What needs to be done
Go through the material and write it all out exactly, minus the pictures.

Data excerpt
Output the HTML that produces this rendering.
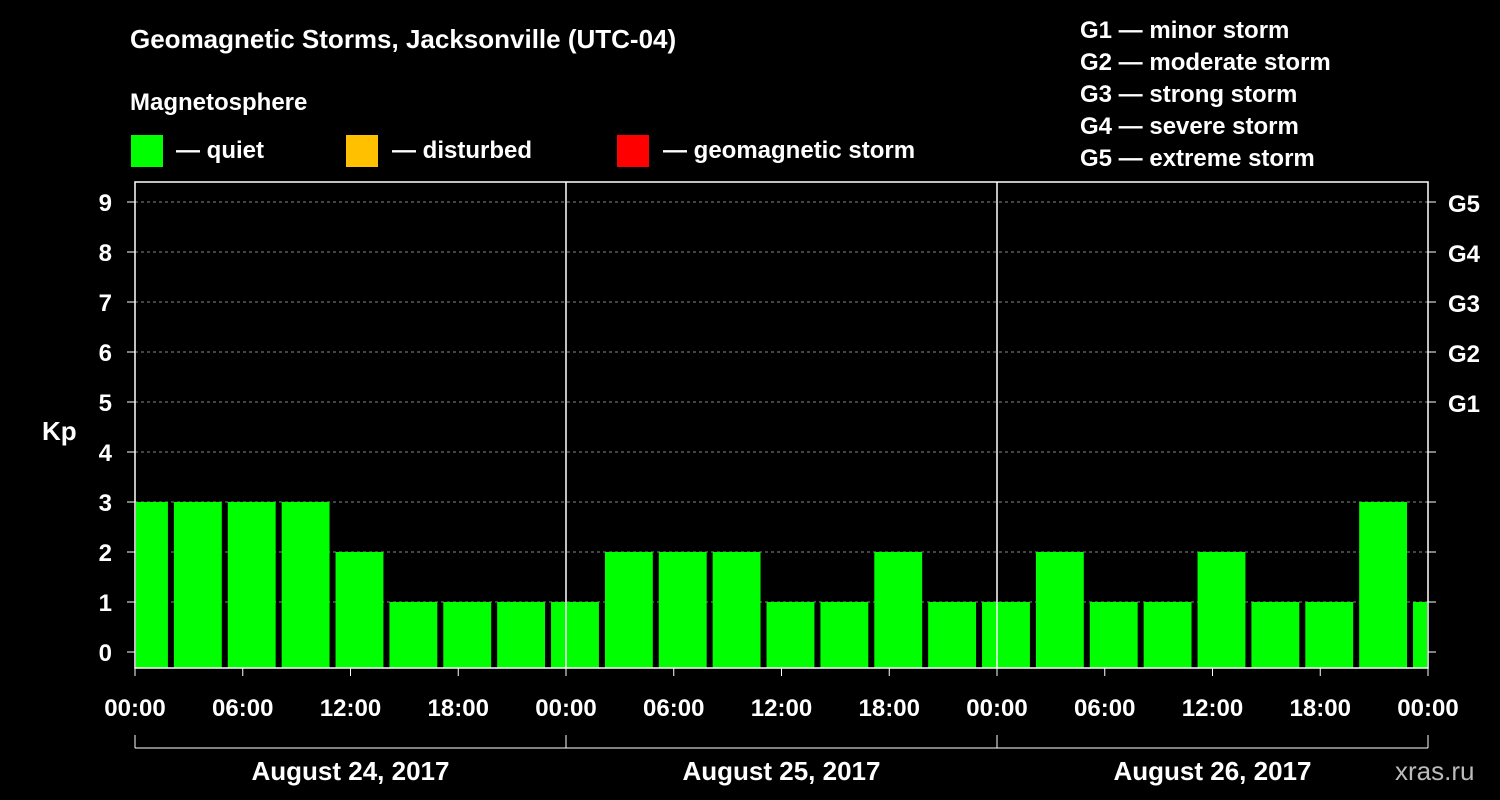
<!DOCTYPE html>
<html><head><meta charset="utf-8"><style>
body{margin:0;background:#000;}
svg{display:block;font-family:"Liberation Sans",sans-serif;font-weight:bold;}
</style></head><body>
<svg id="chart" width="1500" height="800" viewBox="0 0 1500 800">
<rect width="1500" height="800" fill="#000"/>
<text x="130" y="48" fill="#fff" font-size="26">Geomagnetic Storms, Jacksonville (UTC-04)</text>
<text x="130" y="110" fill="#fff" font-size="24">Magnetosphere</text>
<g>
<rect x="131" y="135" width="32" height="32" fill="#00ff00"/>
<text x="176" y="158" fill="#fff" font-size="24">— quiet</text>
<rect x="346" y="135" width="32" height="32" fill="#ffc000"/>
<text x="392" y="158" fill="#fff" font-size="24">— disturbed</text>
<rect x="617" y="135" width="32" height="32" fill="#ff0000"/>
<text x="663" y="158" fill="#fff" font-size="24">— geomagnetic storm</text>
</g>
<g fill="#fff" font-size="24">
<text x="1080" y="38">G1 — minor storm</text>
<text x="1080" y="70">G2 — moderate storm</text>
<text x="1080" y="102">G3 — strong storm</text>
<text x="1080" y="134">G4 — severe storm</text>
<text x="1080" y="166">G5 — extreme storm</text>
</g>
<g id="grid"></g>
<g id="bars"></g>
<g id="axes"></g>
<text x="42" y="440" fill="#fff" font-size="26">Kp</text>
<text x="1395" y="780" fill="#bbb" font-size="26" font-weight="normal">xras.ru</text>
</svg>
<script>
const kpValues=[3,3,3,3,2,1,1,1,1,2,2,2,1,1,2,1,1,2,1,1,2,1,1,3,1];
const binStartHour=-1;
const yTicks=[0,1,2,3,4,5,6,7,8,9];
const gLabels=["","","","","","G1","G2","G3","G4","G5"];
const xTickLabels=["00:00","06:00","12:00","18:00"];
const dayLabels=["August 24, 2017","August 25, 2017","August 26, 2017"];
const NS="http://www.w3.org/2000/svg";
const X0=135,X1=1428,YT=182,YB=668,HPX=(X1-X0)/72;
const x=h=>X0+h*HPX;
const y=k=>652-50*k;
function mk(tag,attrs,parent,txt){const e=document.createElementNS(NS,tag);for(const k in attrs)e.setAttribute(k,attrs[k]);if(txt!==undefined)e.textContent=txt;parent.appendChild(e);return e;}
const grid=document.getElementById('grid'),bars=document.getElementById('bars'),axes=document.getElementById('axes');
yTicks.forEach((t,i)=>{
 if(t>0){const l=mk('line',{x1:X0,x2:X1,y1:y(t),y2:y(t),stroke:'#888','stroke-dasharray':'3,3','stroke-width':1},grid);
 
 }
 const tl=mk('text',{x:112,y:y(t)+9,fill:'#fff','font-size':24,'text-anchor':'end'},axes,String(t));
 
 
 mk('line',{x1:X0-8,x2:X0,y1:y(t),y2:y(t),stroke:'#fff','stroke-width':1},axes);
 mk('line',{x1:X1,x2:X1+8,y1:y(t),y2:y(t),stroke:'#fff','stroke-width':1},axes);
 if(gLabels[i]){const g=mk('text',{x:1448,y:y(t)+10,fill:'#fff','font-size':24},axes,gLabels[i]);
 
 }
});
kpValues.forEach((v,i)=>{
 const h0=binStartHour+3*i;
 let a=x(h0)+3,b=x(h0+3)-3;
 a=Math.max(a,X0+1);b=Math.min(b,X1-1);
 const col=v>=5?'#ff0000':(v>=4?'#ffc000':'#00ff00');
 const r=mk('rect',{x:a,y:y(v),width:b-a,height:YB-y(v),fill:col},bars);
 
 
});
const frame=mk('rect',{x:X0,y:YT,width:X1-X0,height:YB-YT,fill:'none',stroke:'#fff','stroke-width':1.5},axes);


for(let d=1;d<3;d++)mk('line',{x1:x(24*d),x2:x(24*d),y1:YT,y2:YB,stroke:'#fff','stroke-width':1.5},axes);
for(let h=0;h<=72;h+=6){
 mk('line',{x1:x(h),x2:x(h),y1:YB,y2:YB+8,stroke:'#fff'},axes);
 const t=mk('text',{x:x(h),y:716,fill:'#fff','font-size':24,'text-anchor':'middle'},axes,xTickLabels[(h/6)%4]);
 
 
}
mk('line',{x1:X0,x2:X1,y1:748,y2:748,stroke:'#fff'},axes);
for(let d=0;d<=3;d++)mk('line',{x1:x(24*d),x2:x(24*d),y1:735,y2:748,stroke:'#fff'},axes);
dayLabels.forEach((s,d)=>{
 const t=mk('text',{x:x(24*d+12),y:780,fill:'#fff','font-size':26,'text-anchor':'middle'},axes,s);
 
 
});
</script>
</body></html>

Result for this task
Output the HTML that produces this rendering.
<!DOCTYPE html>
<html><head><meta charset="utf-8"><style>
body{margin:0;background:#000;}
svg{display:block;font-family:"Liberation Sans",sans-serif;font-weight:bold;}
</style></head><body>
<svg id="chart" width="1500" height="800" viewBox="0 0 1500 800">
<rect width="1500" height="800" fill="#000"/>
<text x="130" y="48" fill="#fff" font-size="26">Geomagnetic Storms, Jacksonville (UTC-04)</text>
<text x="130" y="110" fill="#fff" font-size="24">Magnetosphere</text>
<g>
<rect x="131" y="135" width="32" height="32" fill="#00ff00"/>
<text x="176" y="158" fill="#fff" font-size="24">— quiet</text>
<rect x="346" y="135" width="32" height="32" fill="#ffc000"/>
<text x="392" y="158" fill="#fff" font-size="24">— disturbed</text>
<rect x="617" y="135" width="32" height="32" fill="#ff0000"/>
<text x="663" y="158" fill="#fff" font-size="24">— geomagnetic storm</text>
</g>
<g fill="#fff" font-size="24">
<text x="1080" y="38">G1 — minor storm</text>
<text x="1080" y="70">G2 — moderate storm</text>
<text x="1080" y="102">G3 — strong storm</text>
<text x="1080" y="134">G4 — severe storm</text>
<text x="1080" y="166">G5 — extreme storm</text>
</g>
<g id="grid"></g>
<g id="bars"></g>
<g id="axes"></g>
<text x="42" y="440" fill="#fff" font-size="26">Kp</text>
<text x="1395" y="780" fill="#bbb" font-size="26" font-weight="normal">xras.ru</text>
</svg>
<script>
const kpValues=[3,3,3,3,2,1,1,1,1,2,2,2,1,1,2,1,1,2,1,1,2,1,1,3,1];
const binStartHour=-1;
const yTicks=[0,1,2,3,4,5,6,7,8,9];
const gLabels=["","","","","","G1","G2","G3","G4","G5"];
const xTickLabels=["00:00","06:00","12:00","18:00"];
const dayLabels=["August 24, 2017","August 25, 2017","August 26, 2017"];
const NS="http://www.w3.org/2000/svg";
const X0=135,X1=1428,YT=182,YB=668,HPX=(X1-X0)/72;
const x=h=>X0+h*HPX;
const y=k=>652-50*k;
function mk(tag,attrs,parent,txt){const e=document.createElementNS(NS,tag);for(const k in attrs)e.setAttribute(k,attrs[k]);if(txt!==undefined)e.textContent=txt;parent.appendChild(e);return e;}
const grid=document.getElementById('grid'),bars=document.getElementById('bars'),axes=document.getElementById('axes');
yTicks.forEach((t,i)=>{
 if(t>0){const l=mk('line',{x1:X0,x2:X1,y1:y(t),y2:y(t),stroke:'#888','stroke-dasharray':'3,3','stroke-width':1},grid);
 
 }
 const tl=mk('text',{x:112,y:y(t)+9,fill:'#fff','font-size':24,'text-anchor':'end'},axes,String(t));
 
 
 mk('line',{x1:X0-8,x2:X0,y1:y(t),y2:y(t),stroke:'#fff','stroke-width':1},axes);
 mk('line',{x1:X1,x2:X1+8,y1:y(t),y2:y(t),stroke:'#fff','stroke-width':1},axes);
 if(gLabels[i]){const g=mk('text',{x:1448,y:y(t)+10,fill:'#fff','font-size':24},axes,gLabels[i]);
 
 }
});
kpValues.forEach((v,i)=>{
 const h0=binStartHour+3*i;
 let a=x(h0)+3,b=x(h0+3)-3;
 a=Math.max(a,X0+1);b=Math.min(b,X1-1);
 const col=v>=5?'#ff0000':(v>=4?'#ffc000':'#00ff00');
 const r=mk('rect',{x:a,y:y(v),width:b-a,height:YB-y(v),fill:col},bars);
 
 
});
const frame=mk('rect',{x:X0,y:YT,width:X1-X0,height:YB-YT,fill:'none',stroke:'#fff','stroke-width':1.5},axes);


for(let d=1;d<3;d++)mk('line',{x1:x(24*d),x2:x(24*d),y1:YT,y2:YB,stroke:'#fff','stroke-width':1.5},axes);
for(let h=0;h<=72;h+=6){
 mk('line',{x1:x(h),x2:x(h),y1:YB,y2:YB+8,stroke:'#fff'},axes);
 const t=mk('text',{x:x(h),y:716,fill:'#fff','font-size':24,'text-anchor':'middle'},axes,xTickLabels[(h/6)%4]);
 
 
}
mk('line',{x1:X0,x2:X1,y1:748,y2:748,stroke:'#fff'},axes);
for(let d=0;d<=3;d++)mk('line',{x1:x(24*d),x2:x(24*d),y1:735,y2:748,stroke:'#fff'},axes);
dayLabels.forEach((s,d)=>{
 const t=mk('text',{x:x(24*d+12),y:780,fill:'#fff','font-size':26,'text-anchor':'middle'},axes,s);
 
 
});
</script>
</body></html>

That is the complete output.